__Direction__: Write out the material exactly. Do not include the pictures.

__Material__:
# # # # # # #

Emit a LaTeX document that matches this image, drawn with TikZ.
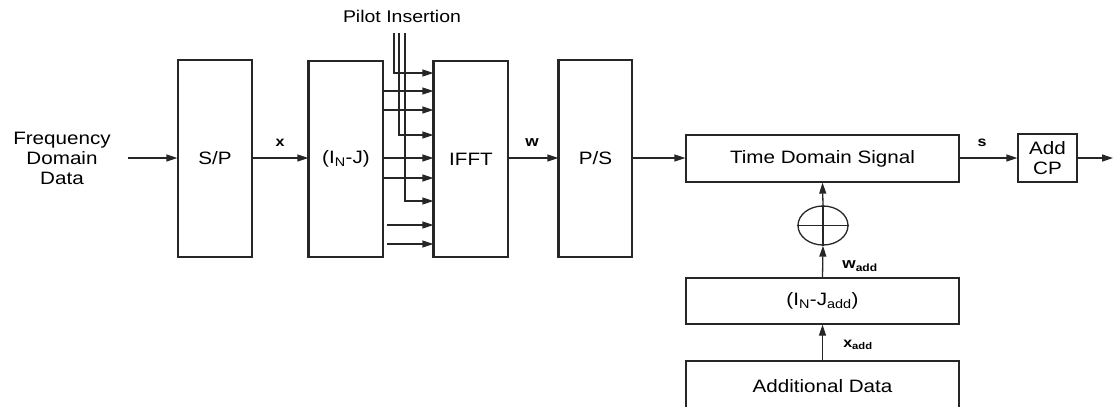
\documentclass[tikz,border=0pt]{standalone}
\usepackage{fontspec}
\setmainfont{Liberation Sans}[FakeStretch=1.15]
\usetikzlibrary{arrows.meta,shapes.geometric}
\tikzset{
  blk/.style={draw=black!85,line width=1.3bp,rectangle,inner sep=0pt,font=\fontsize{18}{20}\selectfont,align=center},
  arr/.style={draw=black!85,line width=1.3bp,-{Triangle[length=11bp,width=7bp]}},
  ln/.style={draw=black!85,line width=1.3bp},
  lbl/.style={font=\bfseries\fontsize{14}{16}\selectfont,inner sep=0pt},
  txt/.style={font=\fontsize{18}{20}\selectfont,align=center,inner sep=0pt},
  thickedge/.style={draw=black!85,line width=2.4bp}
}
\begin{document}
\begin{tikzpicture}[x=1bp,y=-1bp]
\useasboundingbox (0,0) rectangle (1114,406);
% nodes
\node[txt] (fdd) at (62,158) {Frequency\\Domain\\Data};
\node[blk,minimum width=74bp,minimum height=197bp] (sp) at (215,158.5) {S/P};
\node[blk,minimum width=74bp,minimum height=196bp] (inj) at (346,159) {(I\textsubscript{N}-J)};
\node[blk,minimum width=74bp,minimum height=196bp] (ifft) at (471,159) {IFFT};
\node[blk,minimum width=73bp,minimum height=197bp] (ps) at (595.5,158.5) {P/S};
\node[blk,minimum width=273bp,minimum height=47bp] (tds) at (822.5,158.5) {Time Domain Signal};
\node[blk,minimum width=59bp,minimum height=48bp] (cp) at (1047.5,158) {Add\\CP};
\node[draw=black!85,line width=1.3bp,ellipse,minimum width=50bp,minimum height=39bp,inner sep=0pt] (sum) at (823,225.5) {};
\node[blk,minimum width=273bp,minimum height=46bp] (injadd) at (822.5,301) {(I\textsubscript{N}-J\textsubscript{add})};
\node[blk,minimum width=273bp,minimum height=50bp] (add) at (822.5,386) {Additional Data};
\node[txt,font=\fontsize{17}{20}\selectfont] (pilot) at (402,16) {Pilot Insertion};
% thick left edges
\draw[thickedge] (inj.north west) -- (inj.south west);
\draw[thickedge] (ifft.north west) -- (ifft.south west);
\draw[thickedge] (ps.north west) -- (ps.south west);
% cross in sum
\draw[ln] (sum.north) -- (sum.south);
\draw[ln] (sum.west) -- (sum.east);
% coordinates
\coordinate (fin) at (128,158);
\coordinate (out) at (1113,158);
\coordinate (p1) at (394,33);
\coordinate (p2) at (399,33);
\coordinate (p3) at (405,33);
% main flow
\draw[arr] (fin) -- (sp.west |- fin);
\draw[arr] (sp.east |- fin) -- (inj.west |- fin);
\draw[arr] (ifft.east |- fin) -- (ps.west |- fin);
\draw[arr] (ps.east |- fin) -- (tds.west |- fin);
\draw[arr] (tds.east |- fin) -- (cp.west |- fin);
\draw[arr] (cp.east |- fin) -- (out);
% inj to ifft
\foreach \yy in {91,110,158,178} {
  \draw[arr] (inj.east |- 0,\yy) -- (ifft.west |- 0,\yy);
}
\foreach \yy in {225,244} {
  \draw[arr] ([xshift=3bp]inj.east |- 0,\yy) -- (ifft.west |- 0,\yy);
}
% pilot lines
\draw[arr] (p1) |- (ifft.west |- 0,73);
\draw[arr] (p2) |- (ifft.west |- 0,135);
\draw[arr] (p3) |- (ifft.west |- 0,201);
% bottom branch
\draw[arr] (add.north) -- (injadd.south);
\draw[arr] (injadd.north) -- (sum.south);
\draw[arr] (sum.north) -- (tds.south);
% labels
\node[lbl] (lx) at (280,143) {x};
\node[lbl,font=\bfseries\fontsize{15}{16}\selectfont] (lw) at (532,143) {w};
\node[lbl] (ls) at (982,143) {s};
\node[lbl,font=\bfseries\fontsize{15}{16}\selectfont] (lwadd) at (860,266) {w\textsubscript{add}};
\node[lbl] (lxadd) at (858,345) {x\textsubscript{add}};
\end{tikzpicture}
\end{document}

# # # # # # #

__Right answer__:
Emit a LaTeX document that matches this image, drawn with TikZ.
\documentclass[tikz,border=0pt]{standalone}
\usepackage{fontspec}
\setmainfont{Liberation Sans}[FakeStretch=1.15]
\usetikzlibrary{arrows.meta,shapes.geometric}
\tikzset{
  blk/.style={draw=black!85,line width=1.3bp,rectangle,inner sep=0pt,font=\fontsize{18}{20}\selectfont,align=center},
  arr/.style={draw=black!85,line width=1.3bp,-{Triangle[length=11bp,width=7bp]}},
  ln/.style={draw=black!85,line width=1.3bp},
  lbl/.style={font=\bfseries\fontsize{14}{16}\selectfont,inner sep=0pt},
  txt/.style={font=\fontsize{18}{20}\selectfont,align=center,inner sep=0pt},
  thickedge/.style={draw=black!85,line width=2.4bp}
}
\begin{document}
\begin{tikzpicture}[x=1bp,y=-1bp]
\useasboundingbox (0,0) rectangle (1114,406);
% nodes
\node[txt] (fdd) at (62,158) {Frequency\\Domain\\Data};
\node[blk,minimum width=74bp,minimum height=197bp] (sp) at (215,158.5) {S/P};
\node[blk,minimum width=74bp,minimum height=196bp] (inj) at (346,159) {(I\textsubscript{N}-J)};
\node[blk,minimum width=74bp,minimum height=196bp] (ifft) at (471,159) {IFFT};
\node[blk,minimum width=73bp,minimum height=197bp] (ps) at (595.5,158.5) {P/S};
\node[blk,minimum width=273bp,minimum height=47bp] (tds) at (822.5,158.5) {Time Domain Signal};
\node[blk,minimum width=59bp,minimum height=48bp] (cp) at (1047.5,158) {Add\\CP};
\node[draw=black!85,line width=1.3bp,ellipse,minimum width=50bp,minimum height=39bp,inner sep=0pt] (sum) at (823,225.5) {};
\node[blk,minimum width=273bp,minimum height=46bp] (injadd) at (822.5,301) {(I\textsubscript{N}-J\textsubscript{add})};
\node[blk,minimum width=273bp,minimum height=50bp] (add) at (822.5,386) {Additional Data};
\node[txt,font=\fontsize{17}{20}\selectfont] (pilot) at (402,16) {Pilot Insertion};
% thick left edges
\draw[thickedge] (inj.north west) -- (inj.south west);
\draw[thickedge] (ifft.north west) -- (ifft.south west);
\draw[thickedge] (ps.north west) -- (ps.south west);
% cross in sum
\draw[ln] (sum.north) -- (sum.south);
\draw[ln] (sum.west) -- (sum.east);
% coordinates
\coordinate (fin) at (128,158);
\coordinate (out) at (1113,158);
\coordinate (p1) at (394,33);
\coordinate (p2) at (399,33);
\coordinate (p3) at (405,33);
% main flow
\draw[arr] (fin) -- (sp.west |- fin);
\draw[arr] (sp.east |- fin) -- (inj.west |- fin);
\draw[arr] (ifft.east |- fin) -- (ps.west |- fin);
\draw[arr] (ps.east |- fin) -- (tds.west |- fin);
\draw[arr] (tds.east |- fin) -- (cp.west |- fin);
\draw[arr] (cp.east |- fin) -- (out);
% inj to ifft
\foreach \yy in {91,110,158,178} {
  \draw[arr] (inj.east |- 0,\yy) -- (ifft.west |- 0,\yy);
}
\foreach \yy in {225,244} {
  \draw[arr] ([xshift=3bp]inj.east |- 0,\yy) -- (ifft.west |- 0,\yy);
}
% pilot lines
\draw[arr] (p1) |- (ifft.west |- 0,73);
\draw[arr] (p2) |- (ifft.west |- 0,135);
\draw[arr] (p3) |- (ifft.west |- 0,201);
% bottom branch
\draw[arr] (add.north) -- (injadd.south);
\draw[arr] (injadd.north) -- (sum.south);
\draw[arr] (sum.north) -- (tds.south);
% labels
\node[lbl] (lx) at (280,143) {x};
\node[lbl,font=\bfseries\fontsize{15}{16}\selectfont] (lw) at (532,143) {w};
\node[lbl] (ls) at (982,143) {s};
\node[lbl,font=\bfseries\fontsize{15}{16}\selectfont] (lwadd) at (860,266) {w\textsubscript{add}};
\node[lbl] (lxadd) at (858,345) {x\textsubscript{add}};
\end{tikzpicture}
\end{document}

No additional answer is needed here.